Value for the travel culture has become the biggest lost art since outhouses were torn down in back yards everywhere. The culture emerges from metrics called pitch, width and Wi-Fi channels. Pitch is that erogenous zone from your knee cap to the small of your back. People brag about the pitch when talking to friends they are visiting with in Europe. Passenger culture speaks, “I only fly with a 34” pitch- 30” inch pitch is for losers, do you agree?” The next passenger had Wi-Fi and gets the terminal waiting area’s attention, “I’ve got 2,459 movies and a google movie pass to boot.” Even those standing in line at the Ryan Air Kiosk turned and looked at the braggart’s Wi-Fi proclamation.

The final straw was the guy who had a 54” waist line smugly pushing his way to economy plus seat at 18.5 inches wide saying, “ It sucks to be in economy at only 17” wide and no back of seat map pockets.” The passenger has been dumb-down by cheap tickets, no first class and having an Economy Plus seat as its reward for a traveling culture made via the travel brochure advertisement.

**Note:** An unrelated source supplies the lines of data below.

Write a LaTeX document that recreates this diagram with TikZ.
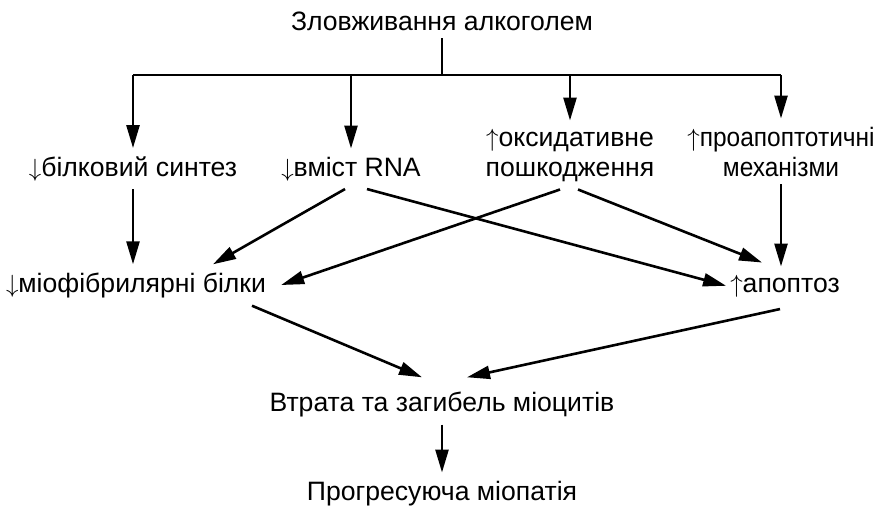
\documentclass[tikz,border=0pt]{standalone}
\usepackage{fontspec}
\setmainfont{Liberation Sans}
\newfontfamily\narrowsf[FakeStretch=0.92]{Liberation Sans}
\usetikzlibrary{arrows.meta, calc}

\begin{document}
\begin{tikzpicture}[x=1pt, y=-1pt,
    every node/.style={font=\fontsize{26.6}{30}\selectfont},
    lbl/.style={inner xsep=0pt, inner ysep=8pt, align=center, anchor=base},
    ln/.style={line width=2.6pt},
    arr/.style={ln, -{Triangle[length=23pt, width=13pt]}}
]
    \useasboundingbox (0,0) rectangle (877,506);
    \node[lbl] (abuse)    at (442,30)  {Зловживання алкоголем};
    \node[lbl] (synth)    at (133,176) {$\downarrow$білковий синтез};
    \node[lbl] (rna)      at (351,176) {$\downarrow$вміст RNA};
    \node[lbl] (oxid)     at (570,176) {$\uparrow$оксидативне\\пошкодження};
    \node[lbl, font=\fontsize{26.6}{30}\narrowsf] (proapo) at (781,176) {$\uparrow$проапоптотичні\\механізми};
    \node[lbl] (myofib)   at (136,292) {$\downarrow$міофібрилярні білки};
    \node[lbl] (apopt)    at (785,292) {$\uparrow$апоптоз};
    \node[lbl] (loss)     at (442,411) {Втрата та загибель міоцитів};
    \node[lbl] (myopathy) at (442,500) {Прогресуюча міопатія};
    \coordinate (bar) at (442,75);

    \draw[ln] (abuse.south) -- (bar);
    \draw[ln] (synth |- bar) -- (proapo |- bar);
    \foreach \n in {synth, rna, oxid, proapo}
        \draw[arr] (\n |- bar) -- (\n.north);

    \draw[arr] (synth.south) -- (synth |- myofib.north);
    \draw[arr] ($(rna.south)+(-6,0)$) -- ($(myofib.north)+(77,0)$);
    \draw[arr] ($(rna.south)+(16,0)$) -- ($(apopt.west)+(-4,0)$);
    \draw[arr] ($(oxid.south)+(-10,0)$) -- ($(myofib.east)+(15,0)$);
    \draw[arr] ($(oxid.south)+(8,0)$) -- ($(apopt.north)+(-23,-4)$);
    \draw[arr] (proapo.south) -- (proapo |- apopt.north);
    \draw[arr] ($(myofib.south)+(116,0)$) -- ($(loss.north)+(-20,-6)$);
    \draw[arr] ($(apopt.south)+(-5,4)$) -- ($(loss.north)+(25,-6)$);
    \draw[arr] (loss.south) -- (myopathy.north);
\end{tikzpicture}
\end{document}
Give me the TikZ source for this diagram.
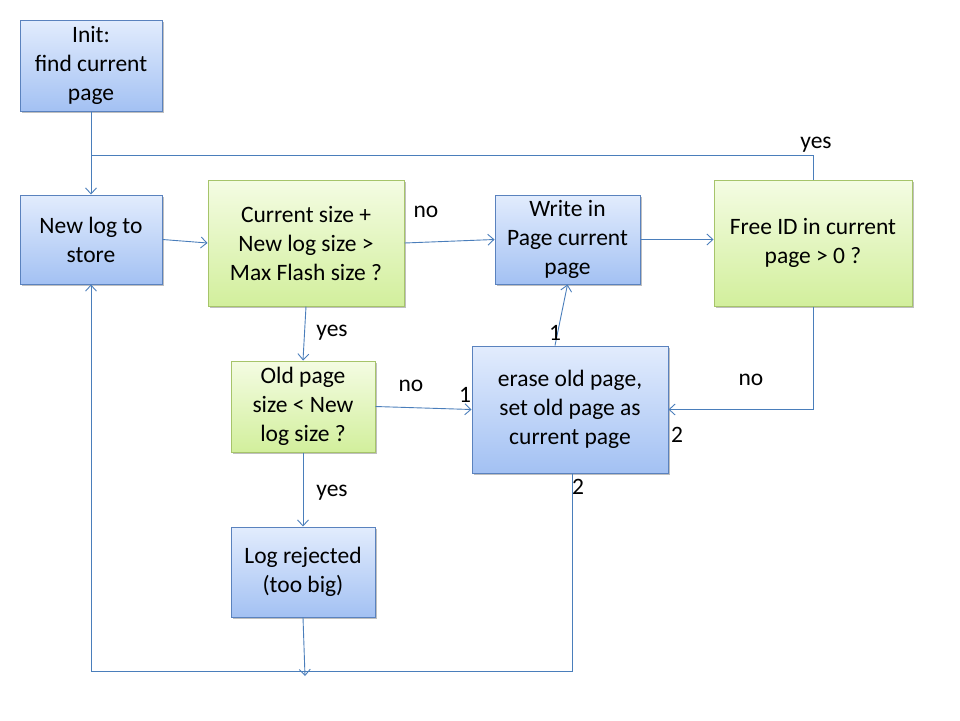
\documentclass[tikz,border=0pt]{standalone}
\usepackage{fontspec}
\setmainfont{Carlito}
\usetikzlibrary{arrows.meta,shadows}
\definecolor{lnblue}{HTML}{4A7EBB}
\definecolor{bluetop}{HTML}{E2ECFD}
\definecolor{bluebot}{HTML}{A3C1F3}
\definecolor{blueedge}{HTML}{5A82BE}
\definecolor{greentop}{HTML}{F4FCE3}
\definecolor{greenbot}{HTML}{D2EF9C}
\definecolor{greenedge}{HTML}{A6C46A}
\tikzset{
  txt/.style={font=\fontsize{23.5}{29}\selectfont, align=center, text=black},
  bluebox/.style={txt, draw=blueedge, line width=1pt, top color=bluetop, bottom color=bluebot, inner sep=0pt,
    drop shadow={shadow xshift=1.5pt, shadow yshift=-1.5pt, fill=black, opacity=0.25}},
  greenbox/.style={txt, draw=greenedge, line width=1pt, top color=greentop, bottom color=greenbot, inner sep=0pt,
    drop shadow={shadow xshift=1.5pt, shadow yshift=-1.5pt, fill=black, opacity=0.25}},
  conn/.style={draw=lnblue, line width=0.9pt},
  arr/.style={conn, -{Straight Barb[length=6pt,width=11pt,line width=0.9pt]}},
  lbl/.style={txt, inner sep=0pt}
}
\begin{document}
\begin{tikzpicture}[x=1pt,y=-1pt]
\fill[white] (0,0) rectangle (960,720);
\useasboundingbox (0,0) rectangle (960,720);

\node[bluebox, minimum width=142, minimum height=91] (init) at (91,65.5) {Init:\\find current\\page};
\node[bluebox, minimum width=142, minimum height=89] (newlog) at (91,239.5) {New log to\\store};
\node[greenbox, minimum width=196, minimum height=126] (cur) at (306,243) {Current size +\\New log size >\\Max Flash size ?};
\node[bluebox, minimum width=145, minimum height=89] (write) at (567.5,239.5) {Write in\\Page current\\page};
\node[greenbox, minimum width=198, minimum height=126] (free) at (813,243) {Free ID in current\\page > 0 ?};
\node[greenbox, minimum width=144, minimum height=91] (old) at (303,406.5) {Old page\\size < New\\log size ?};
\node[bluebox, minimum width=196, minimum height=127] (erase) at (570,409.5) {erase old page,\\set old page as\\current page};
\node[bluebox, minimum width=144, minimum height=90] (rej) at (303,572) {Log rejected\\(too big)};

\coordinate (j) at (91,155);
\coordinate (b) at (91,671);
\coordinate (rejend) at (305,676);

\draw[arr] (init.south) -- (newlog.north);
\draw[conn] (free.north) |- (j);
\draw[arr] (newlog.east) -- (cur.west);
\draw[arr] (cur.east) -- (write.west);
\draw[arr] (write.east) -- (write.east -| free.west);
\draw[arr] (cur.south) -- (old.north);
\draw[arr] (old.east) -- (erase.west);
\draw[arr] (old.south) -- (rej.north);
\draw[arr] ([xshift=-15pt]erase.north) -- (write.south);
\draw[arr] (free.south) |- (erase.east);
\draw[arr] ([xshift=2pt]erase.south) |- (b) -- (newlog.south);
\draw[arr] (rej.south) -- (rejend);

\node[lbl] (l1) at (816,145) {yes};
\node[lbl] (l2) at (426,212) {no};
\node[lbl] (l3) at (332,333) {yes};
\node[lbl] (l4) at (411,386) {no};
\node[lbl] (l5) at (465,395) {1};
\node[lbl] (l6) at (555,333) {1};
\node[lbl] (l7) at (751,380) {no};
\node[lbl] (l8) at (677,435) {2};
\node[lbl] (l9) at (578,487) {2};
\node[lbl] (l10) at (332,493) {yes};
\end{tikzpicture}
\end{document}
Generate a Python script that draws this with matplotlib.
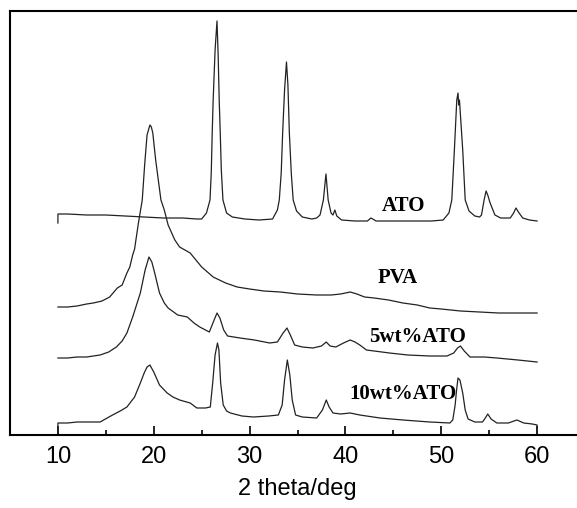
import matplotlib
matplotlib.use("Agg")
import matplotlib.pyplot as plt
from matplotlib.ticker import FixedLocator

# XRD patterns, intensity in arbitrary units (curves stacked by hand-read offsets)
ato_x = [10.0, 10.0, 11, 13, 15, 17, 19, 21, 23, 24.5, 25.0, 25.5, 25.87, 26.0, 26.1, 26.2, 26.4, 26.6, 26.72, 26.83,
         26.94, 27.05, 27.22, 27.6, 28.2, 29.5, 31, 32.4, 32.9, 33.1, 33.3, 33.45, 33.65, 33.85, 34.0, 34.15, 34.35, 34.55, 34.9, 35.5,
         36.5, 37.0, 37.35, 37.7, 37.97, 38.2, 38.5, 38.7, 38.9, 39.1, 39.6, 41, 42.3, 42.65, 42.85, 43.2, 45, 47, 49, 50.2,
         50.8, 51.1, 51.37, 51.62, 51.75, 51.82, 51.9, 52.24, 52.5, 52.9, 53.5, 54.0, 54.2, 54.47, 54.68, 54.85, 55.1, 55.6, 56.2, 57.2,
         57.55, 57.8, 58.05, 58.5, 59.2, 60.0]
ato_y = [212, 221, 221, 220, 220, 219, 218, 217, 217, 216, 216, 222, 235, 262, 302, 335, 385, 414, 380, 335,
         302, 265, 235, 222, 218, 216, 215, 216, 225, 235, 262, 302, 345, 373, 350, 302, 262, 235, 224, 218,
         216, 217, 220, 235, 261, 235, 222, 220, 225, 219, 215, 214, 214, 217, 216, 214, 214, 214, 214, 215,
         222, 235, 285, 335, 342, 330, 335, 285, 235, 224, 219, 218, 220, 235, 244, 240, 232, 220, 217, 217,
         222, 227, 223, 217, 215, 214]

pva_x = [10.0, 11, 12, 13, 13.7, 14.6, 15.4, 16.2, 16.7, 17.2, 17.5, 17.8, 18.0, 18.4, 18.8, 19.05, 19.3, 19.6, 19.75, 19.9,
         20.2, 20.75, 21.1, 21.5, 22.2, 22.7, 23.8, 25.0, 26.2, 27.5, 28.7, 30, 31.5, 33.2, 35, 37, 38.5, 39.5, 40.5, 41.2,
         42, 43, 44.5, 46, 47.5, 48.8, 50, 52, 54, 56, 58, 60]
pva_y = [128, 128, 129, 131, 132, 134, 138, 147, 150, 162, 168, 180, 186, 212, 235, 270, 300, 310, 308, 302,
         275, 235, 225, 210, 195, 188, 182, 168, 158, 152, 148, 146, 144, 143, 141, 140, 140, 141, 143, 141,
         138, 137, 135, 132, 130, 127, 126, 124, 123, 122, 122, 122]

w5_x = [10.0, 11, 12, 13, 14.4, 15.3, 16.1, 16.7, 17.2, 17.8, 18.2, 18.6, 19.1, 19.5, 19.8, 20.1, 20.6, 21.1, 21.5, 22.5,
        23.5, 24.2, 24.8, 25.8, 26.3, 26.6, 26.9, 27.3, 27.7, 29, 30.5, 32.1, 32.9, 33.5, 33.9, 34.3, 34.7, 35.5, 36.6, 37.5,
        38.0, 38.4, 39.0, 39.8, 40.5, 41.0, 41.5, 42.2, 44.6, 46.5, 48.8, 50.6, 51.3, 51.7, 52.0, 52.4, 53.0, 54.5, 55.8, 58,
        60]
w5_y = [77, 77, 78, 78, 80, 83, 88, 94, 102, 118, 130, 142, 165, 178, 173, 162, 142, 132, 127, 120,
        118, 112, 108, 103, 115, 122, 117, 105, 99, 97, 95, 92, 93, 102, 107, 99, 90, 88, 87, 89,
        93, 89, 88, 92, 95, 93, 90, 85, 82, 80, 79, 79, 82, 87, 89, 84, 78, 78, 77, 75,
        73]

w10_x = [10.0, 10.0, 11, 12, 13, 14.4, 15.7, 16.5, 17.2, 18.0, 18.6, 19.0, 19.3, 19.6, 20.0, 20.6, 21.4, 22.0, 22.7, 23.8,
         24.5, 25.4, 25.9, 26.15, 26.4, 26.65, 26.8, 26.98, 27.25, 27.6, 28.0, 29.2, 30.4, 32, 33.0, 33.4, 33.65, 33.94, 34.2, 34.45,
         34.8, 35.5, 37.0, 37.6, 38.0, 38.3, 38.7, 39.5, 40.5, 41.5, 43.6, 46, 48.8, 50.9, 51.2, 51.45, 51.6, 51.75, 51.95, 52.24,
         52.5, 52.8, 53.5, 54.3, 54.6, 54.85, 55.2, 55.8, 57.0, 57.9, 58.6, 59.5, 60.0, 60.0]
w10_y = [0, 12, 12, 13, 13, 13, 20, 24, 28, 38, 52, 62, 68, 70, 63, 50, 42, 38, 35, 32,
         27, 27, 28, 52, 80, 92, 85, 52, 30, 24, 22, 19, 18, 19, 20, 30, 55, 75, 60, 35,
         20, 18, 17, 25, 35, 28, 22, 21, 22, 20, 17, 15, 13, 12, 15, 30, 45, 57, 55, 42,
         25, 16, 13, 13, 17, 21, 16, 12, 12, 15, 12, 11, 10, 0]

curve_names = ["ATO", "PVA", "5wt%ATO", "10wt%ATO"]
label_pos = [(46.1, 229), (45.5, 157), (47.5, 98), (46.0, 41)]

fig = plt.figure(figsize=(5.77, 5.08), dpi=100)
ax = fig.add_axes([10 / 577, 73 / 508, 575 / 577, 424 / 508])

for xs, ys in [(ato_x, ato_y), (pva_x, pva_y), (w5_x, w5_y), (w10_x, w10_y)]:
    ax.plot(xs, ys, color="#222222", linewidth=0.9)

for name, (lx, ly) in zip(curve_names, label_pos):
    ax.text(lx, ly, name, ha="center", va="center", fontsize=15,
            fontweight="bold", family="Liberation Serif")

ax.set_xlim(5, 65)
ax.set_ylim(0, 424)
ax.set_xticks(range(10, 61, 10))
# minor ticks only between the labelled ones
ax.xaxis.set_minor_locator(FixedLocator([15, 25, 35, 45, 55]))
ax.set_yticks([])
ax.tick_params(axis="x", which="major", direction="in", length=6.5, width=1.2,
               labelsize=17, pad=8, top=False)
ax.tick_params(axis="x", which="minor", direction="in", length=3.6, width=1.2, top=False)
for lbl in ax.get_xticklabels():
    lbl.set_family("Liberation Sans")
ax.set_xlabel("2 theta/deg", fontsize=17, family="Liberation Sans", labelpad=7)
for s in ax.spines.values():
    s.set_linewidth(1.5)

fig.savefig("out.png", dpi=100)
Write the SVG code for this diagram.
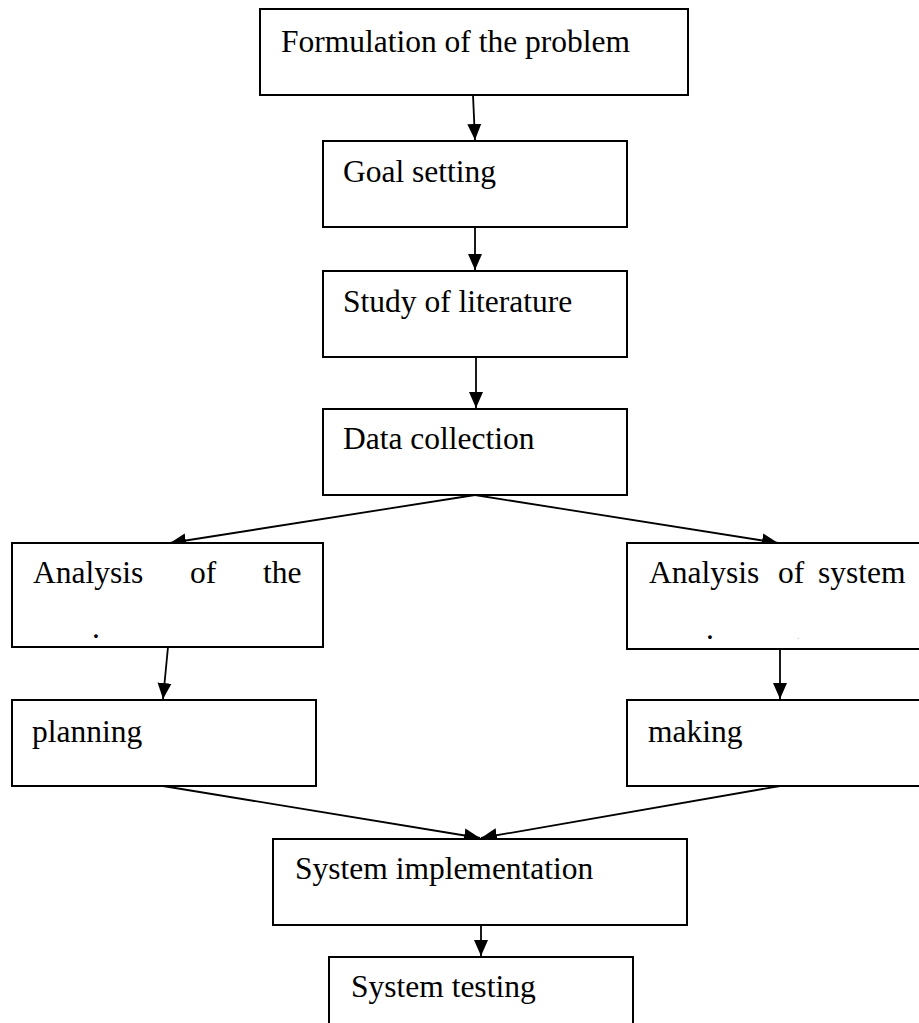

The true value comes when there is no economy plus segregation as all seats past row twelve are a standard Economy Plus specification. There is no first class since that type of class term is so Victorian. Instead the appropriate value term would be “Stateroom Cabin” good for both business and pleasure travelers looking for value for the buck.   Take it from cruise ship travel companies, steerage is where Titanic movie extras slept.